What the Lab Actually Taught Me

How code becomes runnable

Source code is only the beginning. It has to be validated, tested, packaged, and deployed before users can interact with it.

What a build tool really does

Maven is not just a command launcher. It is a structured workflow for turning project configuration and source code into a predictable output.

Why artifacts matter

The WAR file is the contract between build and deployment. If I understand the artifact, I understand what must be shipped.

Why isolation helps

Using Docker for Tomcat made the server environment easier to reproduce and kept the deployment story cleaner on my local machine.

Why debugging matters

Every stage can fail for a different reason: wrong versions, dependency problems, missing runtime tools, incorrect paths, or deployment assumptions.

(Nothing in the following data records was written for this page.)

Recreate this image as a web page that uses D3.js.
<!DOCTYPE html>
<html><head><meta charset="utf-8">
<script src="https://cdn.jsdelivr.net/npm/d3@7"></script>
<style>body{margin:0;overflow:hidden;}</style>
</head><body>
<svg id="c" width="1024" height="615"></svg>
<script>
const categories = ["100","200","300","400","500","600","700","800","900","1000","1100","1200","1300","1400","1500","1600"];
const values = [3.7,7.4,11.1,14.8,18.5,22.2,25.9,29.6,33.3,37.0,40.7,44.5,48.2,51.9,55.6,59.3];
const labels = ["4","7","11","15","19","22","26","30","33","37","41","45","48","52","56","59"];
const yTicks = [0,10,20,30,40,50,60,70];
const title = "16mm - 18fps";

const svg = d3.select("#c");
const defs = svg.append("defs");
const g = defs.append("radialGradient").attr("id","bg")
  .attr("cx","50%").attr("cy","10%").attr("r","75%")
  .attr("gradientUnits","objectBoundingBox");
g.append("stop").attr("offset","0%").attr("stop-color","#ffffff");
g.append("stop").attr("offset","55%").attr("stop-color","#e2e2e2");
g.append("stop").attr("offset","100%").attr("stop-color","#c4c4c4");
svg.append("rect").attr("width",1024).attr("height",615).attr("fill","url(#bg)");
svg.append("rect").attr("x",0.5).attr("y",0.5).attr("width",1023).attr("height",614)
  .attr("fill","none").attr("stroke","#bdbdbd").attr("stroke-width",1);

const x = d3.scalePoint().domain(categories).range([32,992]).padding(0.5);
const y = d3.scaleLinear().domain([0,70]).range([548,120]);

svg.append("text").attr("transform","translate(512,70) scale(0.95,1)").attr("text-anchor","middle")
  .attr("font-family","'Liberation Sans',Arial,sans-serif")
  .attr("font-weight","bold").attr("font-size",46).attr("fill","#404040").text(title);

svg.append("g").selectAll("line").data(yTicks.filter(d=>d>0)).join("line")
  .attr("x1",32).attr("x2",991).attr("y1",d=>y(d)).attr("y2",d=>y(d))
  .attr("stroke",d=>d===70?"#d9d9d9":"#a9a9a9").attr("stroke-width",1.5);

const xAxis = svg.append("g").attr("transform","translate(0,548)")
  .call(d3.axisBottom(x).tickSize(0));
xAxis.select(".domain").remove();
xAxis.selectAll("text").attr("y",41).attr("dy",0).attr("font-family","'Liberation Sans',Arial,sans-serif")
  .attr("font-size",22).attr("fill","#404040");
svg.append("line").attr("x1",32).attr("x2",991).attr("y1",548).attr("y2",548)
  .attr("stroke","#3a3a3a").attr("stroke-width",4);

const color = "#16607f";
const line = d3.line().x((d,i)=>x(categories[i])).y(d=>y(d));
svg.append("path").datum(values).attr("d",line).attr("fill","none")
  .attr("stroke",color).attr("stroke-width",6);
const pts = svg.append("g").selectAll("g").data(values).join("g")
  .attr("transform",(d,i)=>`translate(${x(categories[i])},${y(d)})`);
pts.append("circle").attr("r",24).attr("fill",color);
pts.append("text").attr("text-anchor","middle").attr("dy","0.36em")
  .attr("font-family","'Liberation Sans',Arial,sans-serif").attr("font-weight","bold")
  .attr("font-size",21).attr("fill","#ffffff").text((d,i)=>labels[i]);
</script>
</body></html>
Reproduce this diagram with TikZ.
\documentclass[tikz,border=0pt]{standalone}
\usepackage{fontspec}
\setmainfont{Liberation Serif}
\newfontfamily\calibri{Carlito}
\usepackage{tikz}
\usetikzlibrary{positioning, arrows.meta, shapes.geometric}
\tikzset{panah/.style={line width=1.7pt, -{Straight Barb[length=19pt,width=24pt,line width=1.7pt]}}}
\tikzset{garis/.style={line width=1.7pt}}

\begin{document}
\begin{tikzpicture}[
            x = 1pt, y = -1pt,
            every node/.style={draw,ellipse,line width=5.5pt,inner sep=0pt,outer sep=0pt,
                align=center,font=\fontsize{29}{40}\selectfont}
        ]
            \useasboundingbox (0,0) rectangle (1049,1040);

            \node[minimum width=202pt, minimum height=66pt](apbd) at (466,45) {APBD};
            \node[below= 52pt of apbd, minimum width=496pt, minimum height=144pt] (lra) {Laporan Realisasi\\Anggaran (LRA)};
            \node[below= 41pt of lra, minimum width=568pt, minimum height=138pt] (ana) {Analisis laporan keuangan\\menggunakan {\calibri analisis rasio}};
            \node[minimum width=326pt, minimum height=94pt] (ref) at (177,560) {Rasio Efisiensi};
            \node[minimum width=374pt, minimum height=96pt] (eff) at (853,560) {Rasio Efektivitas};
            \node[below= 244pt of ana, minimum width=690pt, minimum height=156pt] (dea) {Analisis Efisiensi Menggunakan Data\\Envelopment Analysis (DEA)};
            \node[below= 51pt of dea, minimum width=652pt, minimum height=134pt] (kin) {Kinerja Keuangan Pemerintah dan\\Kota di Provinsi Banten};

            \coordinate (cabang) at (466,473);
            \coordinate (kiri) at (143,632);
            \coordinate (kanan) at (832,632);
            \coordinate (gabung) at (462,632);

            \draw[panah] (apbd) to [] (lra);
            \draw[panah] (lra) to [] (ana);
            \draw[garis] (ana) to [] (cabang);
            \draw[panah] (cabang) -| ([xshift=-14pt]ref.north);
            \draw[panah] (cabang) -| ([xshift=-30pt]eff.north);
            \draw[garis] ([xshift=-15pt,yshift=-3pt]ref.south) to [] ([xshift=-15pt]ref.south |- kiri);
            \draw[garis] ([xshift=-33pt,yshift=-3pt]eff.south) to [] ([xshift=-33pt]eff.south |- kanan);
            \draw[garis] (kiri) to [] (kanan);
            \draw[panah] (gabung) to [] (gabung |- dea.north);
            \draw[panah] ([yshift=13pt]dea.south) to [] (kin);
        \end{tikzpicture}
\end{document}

Why this is DevOps foundation

This manual flow is the same logic CI/CD pipelines automate. The pipeline only makes sense if the underlying steps make sense first.

My Biggest Takeaway

The most valuable lesson was not to memorize isolated commands. It was to understand the pattern behind them.

In Java projects, that pattern might be pom.xml, Maven, a WAR or JAR artifact, and an application server. In Node.js, it might be package.json, npm, a build directory, and a runtime service. The tools change, but the thinking stays similar: identify the prerequisites, build the code, produce the output, and deploy it in the right environment.

Once I understood the pattern, the lab stopped feeling like "just a Maven exercise" and started feeling like real infrastructure and delivery thinking.

What I Want to Explore Next

Run the full application with all required backend services
Automate the build and deployment with Jenkins or GitHub Actions
Containerize more of the stack, not just Tomcat
Deploy the application as an end-to-end project on AWS

This lab gave me the missing bridge between source code and real deployment. That bridge is exactly where DevOps becomes practical.